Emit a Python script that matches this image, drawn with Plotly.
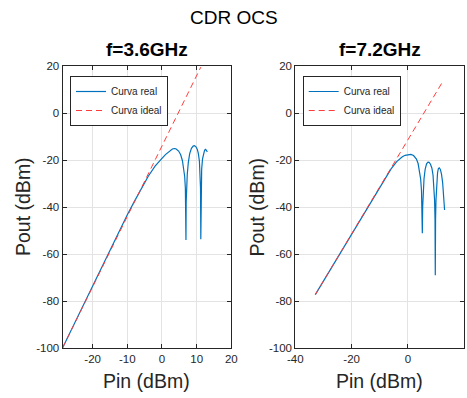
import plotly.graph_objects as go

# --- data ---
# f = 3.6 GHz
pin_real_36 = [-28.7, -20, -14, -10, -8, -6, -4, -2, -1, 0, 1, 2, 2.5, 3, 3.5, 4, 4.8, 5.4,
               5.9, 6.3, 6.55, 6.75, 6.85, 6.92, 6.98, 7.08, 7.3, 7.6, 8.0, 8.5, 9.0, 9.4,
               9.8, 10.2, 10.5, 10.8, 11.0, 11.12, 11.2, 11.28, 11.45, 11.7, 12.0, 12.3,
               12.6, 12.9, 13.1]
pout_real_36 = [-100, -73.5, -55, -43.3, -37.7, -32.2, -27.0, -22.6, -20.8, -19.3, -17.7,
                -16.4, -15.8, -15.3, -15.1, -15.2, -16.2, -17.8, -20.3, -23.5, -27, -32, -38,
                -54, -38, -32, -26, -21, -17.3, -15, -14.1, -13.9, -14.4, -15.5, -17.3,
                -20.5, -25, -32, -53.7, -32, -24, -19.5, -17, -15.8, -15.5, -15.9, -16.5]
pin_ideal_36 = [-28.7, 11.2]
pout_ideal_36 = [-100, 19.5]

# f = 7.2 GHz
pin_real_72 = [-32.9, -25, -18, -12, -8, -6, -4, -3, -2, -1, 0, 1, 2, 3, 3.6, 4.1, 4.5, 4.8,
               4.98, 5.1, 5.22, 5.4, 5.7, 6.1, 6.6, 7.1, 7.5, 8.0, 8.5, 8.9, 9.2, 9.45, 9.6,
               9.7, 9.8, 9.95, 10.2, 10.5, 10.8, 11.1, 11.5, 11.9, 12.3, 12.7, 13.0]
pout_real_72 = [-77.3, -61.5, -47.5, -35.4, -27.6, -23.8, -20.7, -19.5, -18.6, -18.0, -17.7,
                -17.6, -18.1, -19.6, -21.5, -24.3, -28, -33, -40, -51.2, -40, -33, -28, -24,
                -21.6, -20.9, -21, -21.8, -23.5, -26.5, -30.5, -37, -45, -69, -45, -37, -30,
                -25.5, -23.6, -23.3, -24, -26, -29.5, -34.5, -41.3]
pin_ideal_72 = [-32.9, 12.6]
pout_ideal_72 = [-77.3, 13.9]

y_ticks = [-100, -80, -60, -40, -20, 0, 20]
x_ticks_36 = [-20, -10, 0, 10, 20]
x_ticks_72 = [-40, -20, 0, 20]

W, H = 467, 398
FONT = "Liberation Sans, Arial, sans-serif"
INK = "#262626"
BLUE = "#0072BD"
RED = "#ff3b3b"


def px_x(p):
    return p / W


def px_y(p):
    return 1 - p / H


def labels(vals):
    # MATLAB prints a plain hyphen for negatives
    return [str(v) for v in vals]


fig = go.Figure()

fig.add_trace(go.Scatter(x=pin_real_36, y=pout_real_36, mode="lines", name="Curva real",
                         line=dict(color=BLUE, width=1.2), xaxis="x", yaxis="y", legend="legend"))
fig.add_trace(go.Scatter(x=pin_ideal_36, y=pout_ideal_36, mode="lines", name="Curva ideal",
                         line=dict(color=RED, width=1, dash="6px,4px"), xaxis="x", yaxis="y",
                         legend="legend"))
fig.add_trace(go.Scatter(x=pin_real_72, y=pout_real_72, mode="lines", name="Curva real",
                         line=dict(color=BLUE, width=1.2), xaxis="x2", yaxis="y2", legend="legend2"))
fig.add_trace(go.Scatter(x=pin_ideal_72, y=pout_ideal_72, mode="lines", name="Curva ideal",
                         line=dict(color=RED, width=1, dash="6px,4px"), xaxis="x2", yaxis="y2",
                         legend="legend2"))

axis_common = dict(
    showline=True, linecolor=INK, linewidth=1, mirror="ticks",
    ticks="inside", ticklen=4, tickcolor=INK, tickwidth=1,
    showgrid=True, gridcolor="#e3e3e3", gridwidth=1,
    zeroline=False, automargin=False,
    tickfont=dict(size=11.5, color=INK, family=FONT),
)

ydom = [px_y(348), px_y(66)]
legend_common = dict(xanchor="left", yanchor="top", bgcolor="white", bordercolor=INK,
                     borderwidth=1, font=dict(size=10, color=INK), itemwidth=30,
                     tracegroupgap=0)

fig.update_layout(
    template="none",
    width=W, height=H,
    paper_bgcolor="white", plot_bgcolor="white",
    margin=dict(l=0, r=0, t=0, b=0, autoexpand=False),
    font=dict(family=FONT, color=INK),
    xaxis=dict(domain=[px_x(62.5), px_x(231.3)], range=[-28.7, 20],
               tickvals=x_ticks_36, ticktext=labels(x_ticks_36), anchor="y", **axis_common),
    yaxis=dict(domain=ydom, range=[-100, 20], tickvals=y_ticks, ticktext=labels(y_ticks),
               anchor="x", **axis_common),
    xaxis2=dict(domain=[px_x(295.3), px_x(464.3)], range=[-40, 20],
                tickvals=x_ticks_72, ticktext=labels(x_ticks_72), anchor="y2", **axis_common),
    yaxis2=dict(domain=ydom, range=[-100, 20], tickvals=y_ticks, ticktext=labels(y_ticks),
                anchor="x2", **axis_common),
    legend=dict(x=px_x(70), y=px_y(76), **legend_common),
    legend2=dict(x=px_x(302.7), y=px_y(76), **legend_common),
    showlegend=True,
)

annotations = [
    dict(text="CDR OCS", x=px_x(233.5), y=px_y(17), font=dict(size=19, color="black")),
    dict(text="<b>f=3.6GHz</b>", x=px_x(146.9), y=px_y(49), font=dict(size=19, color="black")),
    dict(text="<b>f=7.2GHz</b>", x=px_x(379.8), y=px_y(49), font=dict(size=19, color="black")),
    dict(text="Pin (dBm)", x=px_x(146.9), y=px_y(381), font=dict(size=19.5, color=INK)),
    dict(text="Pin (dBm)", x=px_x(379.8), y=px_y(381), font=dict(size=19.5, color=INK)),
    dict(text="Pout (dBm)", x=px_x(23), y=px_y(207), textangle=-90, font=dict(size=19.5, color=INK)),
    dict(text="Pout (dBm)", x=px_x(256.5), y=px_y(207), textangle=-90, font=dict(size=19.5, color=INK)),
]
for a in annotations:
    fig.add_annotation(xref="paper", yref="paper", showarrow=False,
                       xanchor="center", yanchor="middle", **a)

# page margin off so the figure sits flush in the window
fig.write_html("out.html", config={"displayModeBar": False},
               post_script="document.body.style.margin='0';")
==
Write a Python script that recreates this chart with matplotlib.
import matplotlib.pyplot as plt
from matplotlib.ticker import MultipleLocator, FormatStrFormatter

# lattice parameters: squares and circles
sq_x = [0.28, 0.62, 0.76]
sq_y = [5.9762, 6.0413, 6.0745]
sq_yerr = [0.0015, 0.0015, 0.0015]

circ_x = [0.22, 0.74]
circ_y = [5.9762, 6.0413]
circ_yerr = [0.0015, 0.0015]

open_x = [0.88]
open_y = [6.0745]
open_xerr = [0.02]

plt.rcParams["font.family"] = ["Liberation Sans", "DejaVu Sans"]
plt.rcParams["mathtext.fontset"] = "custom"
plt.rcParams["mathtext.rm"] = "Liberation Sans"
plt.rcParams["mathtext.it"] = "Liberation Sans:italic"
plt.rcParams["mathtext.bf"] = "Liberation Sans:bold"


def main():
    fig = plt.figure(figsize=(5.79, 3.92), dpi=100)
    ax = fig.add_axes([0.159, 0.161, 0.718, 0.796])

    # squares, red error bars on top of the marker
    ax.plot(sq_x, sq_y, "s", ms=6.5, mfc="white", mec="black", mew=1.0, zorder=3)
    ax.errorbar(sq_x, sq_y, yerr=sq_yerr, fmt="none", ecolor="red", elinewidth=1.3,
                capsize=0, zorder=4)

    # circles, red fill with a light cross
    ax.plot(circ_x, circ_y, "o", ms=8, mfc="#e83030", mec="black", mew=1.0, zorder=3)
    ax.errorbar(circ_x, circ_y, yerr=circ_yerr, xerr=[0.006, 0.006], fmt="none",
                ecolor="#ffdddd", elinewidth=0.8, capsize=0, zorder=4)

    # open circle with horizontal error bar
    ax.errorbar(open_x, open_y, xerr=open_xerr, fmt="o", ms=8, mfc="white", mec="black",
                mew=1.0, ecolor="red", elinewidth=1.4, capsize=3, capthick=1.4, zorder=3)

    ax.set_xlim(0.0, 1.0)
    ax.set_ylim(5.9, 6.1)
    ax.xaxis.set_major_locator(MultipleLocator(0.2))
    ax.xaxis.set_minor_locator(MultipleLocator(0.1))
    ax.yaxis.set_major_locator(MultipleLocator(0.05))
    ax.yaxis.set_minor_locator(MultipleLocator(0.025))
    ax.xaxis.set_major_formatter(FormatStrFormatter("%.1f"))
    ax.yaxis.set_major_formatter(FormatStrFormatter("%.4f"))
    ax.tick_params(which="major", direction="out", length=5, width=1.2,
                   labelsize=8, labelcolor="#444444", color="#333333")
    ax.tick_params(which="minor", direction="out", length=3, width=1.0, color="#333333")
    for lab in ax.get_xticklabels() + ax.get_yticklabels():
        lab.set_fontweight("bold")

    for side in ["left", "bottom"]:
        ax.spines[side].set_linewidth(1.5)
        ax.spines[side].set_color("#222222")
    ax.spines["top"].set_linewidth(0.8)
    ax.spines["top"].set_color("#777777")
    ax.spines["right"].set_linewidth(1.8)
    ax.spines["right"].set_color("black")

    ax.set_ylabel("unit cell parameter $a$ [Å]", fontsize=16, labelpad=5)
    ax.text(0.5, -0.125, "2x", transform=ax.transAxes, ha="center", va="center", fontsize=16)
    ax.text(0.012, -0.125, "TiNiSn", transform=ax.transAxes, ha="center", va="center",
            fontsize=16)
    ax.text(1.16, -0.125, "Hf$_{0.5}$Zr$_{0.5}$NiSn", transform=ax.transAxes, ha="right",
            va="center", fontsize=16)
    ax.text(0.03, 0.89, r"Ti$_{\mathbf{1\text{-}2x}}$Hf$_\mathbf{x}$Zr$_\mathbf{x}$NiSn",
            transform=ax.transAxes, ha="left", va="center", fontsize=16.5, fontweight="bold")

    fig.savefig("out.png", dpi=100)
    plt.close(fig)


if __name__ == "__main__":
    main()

- Stated problem:
Reproduce exactly, and only, the lines from the one containing "Emit a Python" through the one containing "import plotly.graph_objects as go", including both; leave out any pictures.

- Finished task:
Emit a Python script that matches this image, drawn with Plotly.
import plotly.graph_objects as go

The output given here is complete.